### Job
From the very first line of the data to the line containing "x_vals = list(range(-360, 360, 10))", retype everything exactly, leaving the pictures behind.

### Information supplied
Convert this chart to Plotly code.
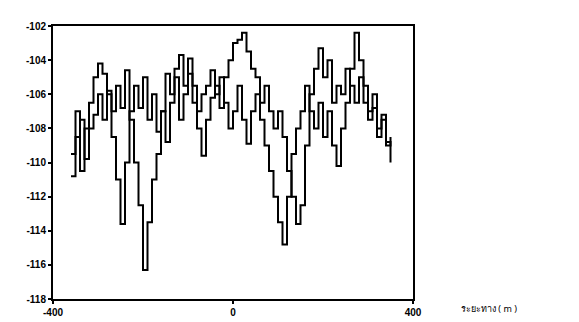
import plotly.graph_objects as go

x_vals = list(range(-360, 360, 10))

series_a = [
    -109.5, -107.0, -110.5, -108.0, -106.5, -105.0, -104.2, -104.8, -106.0, -108.5,
    -111.0, -113.6, -110.0, -107.0, -105.5, -106.8, -105.0, -107.5, -106.0, -108.2,
    -107.0, -108.8, -106.5, -104.5, -103.7, -105.5, -104.8, -106.5, -108.0, -109.6,
    -107.5, -106.2, -105.5, -106.8, -105.0, -104.0, -103.0, -102.8, -102.4, -103.5,
    -104.5, -105.0, -106.5, -105.5, -107.0, -108.0, -107.0, -108.5, -110.5, -112.0,
    -113.6, -112.5, -109.0, -106.0, -104.5, -103.3, -105.0, -104.0, -106.5, -105.5,
    -106.0, -104.5, -105.5, -106.5, -105.0, -106.5, -107.5, -106.8, -108.0, -107.5,
    -108.8, -110.0,
]

series_b = [
    -110.8, -108.5, -107.5, -109.8, -108.0, -107.2, -106.0, -107.5, -105.8, -107.0,
    -105.5, -106.8, -104.6, -107.5, -110.0, -112.5, -116.3, -113.5, -111.0, -109.5,
    -107.0, -104.8, -106.0, -105.0, -107.5, -106.0, -103.9, -105.5, -107.0, -106.0,
    -105.5, -104.6, -106.0, -105.0, -106.5, -108.0, -107.0, -105.5, -107.5, -108.9,
    -107.0, -106.0, -107.5, -109.0, -110.5, -112.0, -113.5, -114.8, -112.0, -109.5,
    -108.0, -107.0, -105.5, -107.0, -108.0, -106.5, -108.5, -107.0, -109.0, -110.2,
    -108.0, -106.5, -104.5, -102.4, -104.0, -105.5, -107.0, -106.0, -108.5, -107.2,
    -109.0, -108.5,
]

x_ticks = [-400, 0, 400]
x_tick_text = ["-400", "0", "400"]
y_ticks = [-118, -116, -114, -112, -110, -108, -106, -104, -102]
y_tick_text = ["-118", "-116", "-114", "-112", "-110", "-108", "-106", "-104", "-102"]
x_title = "ระยะทาง ( m )"

fig = go.Figure()
for s in (series_a, series_b):
    fig.add_trace(go.Scatter(
        x=x_vals, y=s, mode="lines", line=dict(color="black", width=2, shape="hv"),
        showlegend=False, hoverinfo="skip",
    ))

axis_common = dict(
    showline=True, linecolor="black", linewidth=2, mirror=True,
    showgrid=False, zeroline=False, ticks="outside", ticklen=3,
    tickcolor="black", tickwidth=2,
    tickfont=dict(family="Liberation Sans", size=10, color="black", weight="bold"),
)

fig.update_layout(
    width=579, height=322,
    margin=dict(l=45, r=174, t=18, b=17),
    paper_bgcolor="white", plot_bgcolor="white",
    xaxis=dict(range=[-400, 400], tickvals=x_ticks, ticktext=x_tick_text, **axis_common),
    yaxis=dict(range=[-118, -102], tickvals=y_ticks, ticktext=y_tick_text, **axis_common),
    annotations=[dict(
        text=x_title, xref="paper", yref="paper", x=1.21, y=-0.005,
        xanchor="center", yanchor="top", showarrow=False,
        font=dict(family="Noto Sans, sans-serif", size=9, color="black"),
    )],
)

fig.write_html("out.html")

### Worked answer
Convert this chart to Plotly code.
import plotly.graph_objects as go

x_vals = list(range(-360, 360, 10))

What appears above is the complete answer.